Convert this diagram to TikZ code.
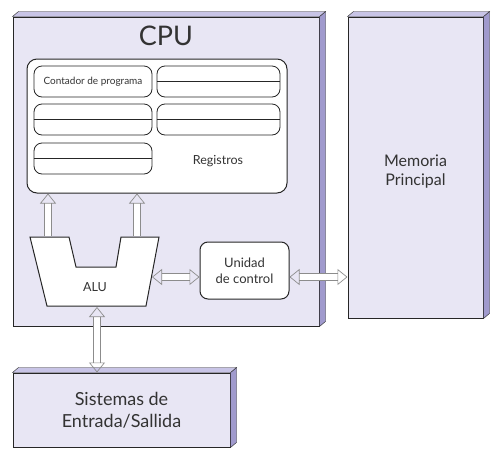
\documentclass[tikz,border=0pt]{standalone}
\usepackage{fontspec}
\setmainfont{Lato}
\usepackage{xcolor}
\usetikzlibrary{arrows.meta}
\definecolor{boxfill}{RGB}{232,230,244}
\definecolor{sidefill}{RGB}{160,154,205}
\definecolor{topfill}{RGB}{200,196,230}

\begin{document}
\begin{tikzpicture}[x=1pt, y=-1pt,
    every node/.style={text=black!80, inner sep=0pt},
    box/.style={draw=black!85, fill=boxfill, line width=1pt},
    reg/.style={draw=black!85, fill=white, rounded corners=8pt, line width=0.8pt, minimum height=31pt},
    bus/.style={draw=black!45, double=white, double distance=6pt, line width=0.7pt, {Triangle[open, length=10pt, width=16pt, line width=0.7pt]}-{Triangle[open, length=10pt, width=16pt, line width=0.7pt]}},
    busup/.style={draw=black!45, double=white, double distance=6pt, line width=0.7pt, -{Triangle[open, length=10pt, width=16pt, line width=0.7pt]}}]
\useasboundingbox (0,0) rectangle (504,464);
            % CPU
            \node[box, minimum width=306pt, minimum height=309pt] (cpu) at (166,171.5) {};
            \filldraw[fill=sidefill, draw=black!85] (cpu.north east) -- ++(6,-5) -- ([shift={(6,-5)}]cpu.south east) -- (cpu.south east) -- cycle;
            \filldraw[fill=topfill, draw=black!85] (cpu.north west) -- ++(6,-5) -- ([shift={(6,-5)}]cpu.north east) -- (cpu.north east) -- cycle;
            \node[font=\fontsize{27}{30}\selectfont] (cputxt) at (166,36) {CPU};
            % Memoria
            \node[box, minimum width=135pt, minimum height=301pt] (mem) at (415.5,167.5) {};
            \filldraw[fill=sidefill, draw=black!85] (mem.north east) -- ++(6,-5) -- ([shift={(6,-5)}]mem.south east) -- (mem.south east) -- cycle;
            \filldraw[fill=topfill, draw=black!85] (mem.north west) -- ++(6,-5) -- ([shift={(6,-5)}]mem.north east) -- (mem.north east) -- cycle;
            \node[align=center, font=\fontsize{16}{19}\selectfont] (memtxt) at (415.5,172) {Memoria\\Principal};
            % Entrada/Salida
            \node[box, minimum width=217pt, minimum height=74pt] (io) at (121.5,410) {};
            \filldraw[fill=sidefill, draw=black!85] (io.north east) -- ++(6,-5) -- ([shift={(6,-5)}]io.south east) -- (io.south east) -- cycle;
            \filldraw[fill=topfill, draw=black!85] (io.north west) -- ++(6,-5) -- ([shift={(6,-5)}]io.north east) -- (io.north east) -- cycle;
            \node[align=center, font=\fontsize{18}{22}\selectfont] (iotxt) at (io) {Sistemas de\\Entrada/Sallida};
            % Registros
            \node[draw=black!85, fill=white, rounded corners=10pt, line width=1pt, minimum width=260pt, minimum height=134pt] (regs) at (157,126) {};
            \node[reg, minimum width=118pt, font=\fontsize{10}{11}\selectfont] (pc) at (93,81.5) {Contador de programa};
            \node[reg, minimum width=123pt] (r1) at (218.5,81.5) {};
            \node[reg, minimum width=118pt] (r2) at (93,119.5) {};
            \node[reg, minimum width=123pt] (r3) at (218.5,119.5) {};
            \node[reg, minimum width=118pt] (r4) at (93,158.5) {};
            \draw[line width=0.8pt, black!85] (r1.west) -- (r1.east);
            \draw[line width=0.8pt, black!85] (r2.west) -- (r2.east);
            \draw[line width=0.8pt, black!85] (r3.west) -- (r3.east);
            \draw[line width=0.8pt, black!85] (r4.west) -- (r4.east);
            \node[font=\fontsize{12.5}{14}\selectfont] (regtxt) at (218,161) {Registros};
            % ALU
            \filldraw[fill=white, draw=black!85, line width=1pt] (30,237) -- (69,237) -- (76,267) -- (116,267) -- (121,237) -- (159,237) -- (146,306) -- (47,306) -- cycle;
            \node[font=\fontsize{12.5}{14}\selectfont] (alu) at (95,287) {ALU};
            \coordinate (alua) at (48,236);
            \coordinate (alub) at (137,236);
            \coordinate (alur) at (152,277);
            \coordinate (alud) at (97,307);
            % Unidad de control
            \node[draw=black!85, fill=white, rounded corners=8pt, line width=1pt, minimum width=89pt, minimum height=57pt, align=center, font=\fontsize{13}{16}\selectfont] (uc) at (244.5,270.5) {Unidad\\de control};
            % Buses
            \draw[busup] (alua) -- (regs.south -| alua);
            \draw[busup] (alub) -- (regs.south -| alub);
            \draw[bus] (alur) -- (uc.west |- alur);
            \draw[bus] (uc.east |- alur) -- (mem.west |- alur);
            \draw[bus] (alud) -- (io.north -| alud);
        \end{tikzpicture}
\end{document}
-.-.-
Each line of the data is to be duplicated exactly; pictures stay out of the copy.

Convert this diagram to TikZ code.
\documentclass[tikz,border=0pt]{standalone}
\usepackage{fontspec}
\setmainfont{Lato}
\usepackage{xcolor}
\usetikzlibrary{arrows.meta}
\definecolor{boxfill}{RGB}{232,230,244}
\definecolor{sidefill}{RGB}{160,154,205}
\definecolor{topfill}{RGB}{200,196,230}

\begin{document}
\begin{tikzpicture}[x=1pt, y=-1pt,
    every node/.style={text=black!80, inner sep=0pt},
    box/.style={draw=black!85, fill=boxfill, line width=1pt},
    reg/.style={draw=black!85, fill=white, rounded corners=8pt, line width=0.8pt, minimum height=31pt},
    bus/.style={draw=black!45, double=white, double distance=6pt, line width=0.7pt, {Triangle[open, length=10pt, width=16pt, line width=0.7pt]}-{Triangle[open, length=10pt, width=16pt, line width=0.7pt]}},
    busup/.style={draw=black!45, double=white, double distance=6pt, line width=0.7pt, -{Triangle[open, length=10pt, width=16pt, line width=0.7pt]}}]
\useasboundingbox (0,0) rectangle (504,464);
            % CPU
            \node[box, minimum width=306pt, minimum height=309pt] (cpu) at (166,171.5) {};
            \filldraw[fill=sidefill, draw=black!85] (cpu.north east) -- ++(6,-5) -- ([shift={(6,-5)}]cpu.south east) -- (cpu.south east) -- cycle;
            \filldraw[fill=topfill, draw=black!85] (cpu.north west) -- ++(6,-5) -- ([shift={(6,-5)}]cpu.north east) -- (cpu.north east) -- cycle;
            \node[font=\fontsize{27}{30}\selectfont] (cputxt) at (166,36) {CPU};
            % Memoria
            \node[box, minimum width=135pt, minimum height=301pt] (mem) at (415.5,167.5) {};
            \filldraw[fill=sidefill, draw=black!85] (mem.north east) -- ++(6,-5) -- ([shift={(6,-5)}]mem.south east) -- (mem.south east) -- cycle;
            \filldraw[fill=topfill, draw=black!85] (mem.north west) -- ++(6,-5) -- ([shift={(6,-5)}]mem.north east) -- (mem.north east) -- cycle;
            \node[align=center, font=\fontsize{16}{19}\selectfont] (memtxt) at (415.5,172) {Memoria\\Principal};
            % Entrada/Salida
            \node[box, minimum width=217pt, minimum height=74pt] (io) at (121.5,410) {};
            \filldraw[fill=sidefill, draw=black!85] (io.north east) -- ++(6,-5) -- ([shift={(6,-5)}]io.south east) -- (io.south east) -- cycle;
            \filldraw[fill=topfill, draw=black!85] (io.north west) -- ++(6,-5) -- ([shift={(6,-5)}]io.north east) -- (io.north east) -- cycle;
            \node[align=center, font=\fontsize{18}{22}\selectfont] (iotxt) at (io) {Sistemas de\\Entrada/Sallida};
            % Registros
            \node[draw=black!85, fill=white, rounded corners=10pt, line width=1pt, minimum width=260pt, minimum height=134pt] (regs) at (157,126) {};
            \node[reg, minimum width=118pt, font=\fontsize{10}{11}\selectfont] (pc) at (93,81.5) {Contador de programa};
            \node[reg, minimum width=123pt] (r1) at (218.5,81.5) {};
            \node[reg, minimum width=118pt] (r2) at (93,119.5) {};
            \node[reg, minimum width=123pt] (r3) at (218.5,119.5) {};
            \node[reg, minimum width=118pt] (r4) at (93,158.5) {};
            \draw[line width=0.8pt, black!85] (r1.west) -- (r1.east);
            \draw[line width=0.8pt, black!85] (r2.west) -- (r2.east);
            \draw[line width=0.8pt, black!85] (r3.west) -- (r3.east);
            \draw[line width=0.8pt, black!85] (r4.west) -- (r4.east);
            \node[font=\fontsize{12.5}{14}\selectfont] (regtxt) at (218,161) {Registros};
            % ALU
            \filldraw[fill=white, draw=black!85, line width=1pt] (30,237) -- (69,237) -- (76,267) -- (116,267) -- (121,237) -- (159,237) -- (146,306) -- (47,306) -- cycle;
            \node[font=\fontsize{12.5}{14}\selectfont] (alu) at (95,287) {ALU};
            \coordinate (alua) at (48,236);
            \coordinate (alub) at (137,236);
            \coordinate (alur) at (152,277);
            \coordinate (alud) at (97,307);
            % Unidad de control
            \node[draw=black!85, fill=white, rounded corners=8pt, line width=1pt, minimum width=89pt, minimum height=57pt, align=center, font=\fontsize{13}{16}\selectfont] (uc) at (244.5,270.5) {Unidad\\de control};
            % Buses
            \draw[busup] (alua) -- (regs.south -| alua);
            \draw[busup] (alub) -- (regs.south -| alub);
            \draw[bus] (alur) -- (uc.west |- alur);
            \draw[bus] (uc.east |- alur) -- (mem.west |- alur);
            \draw[bus] (alud) -- (io.north -| alud);
        \end{tikzpicture}
\end{document}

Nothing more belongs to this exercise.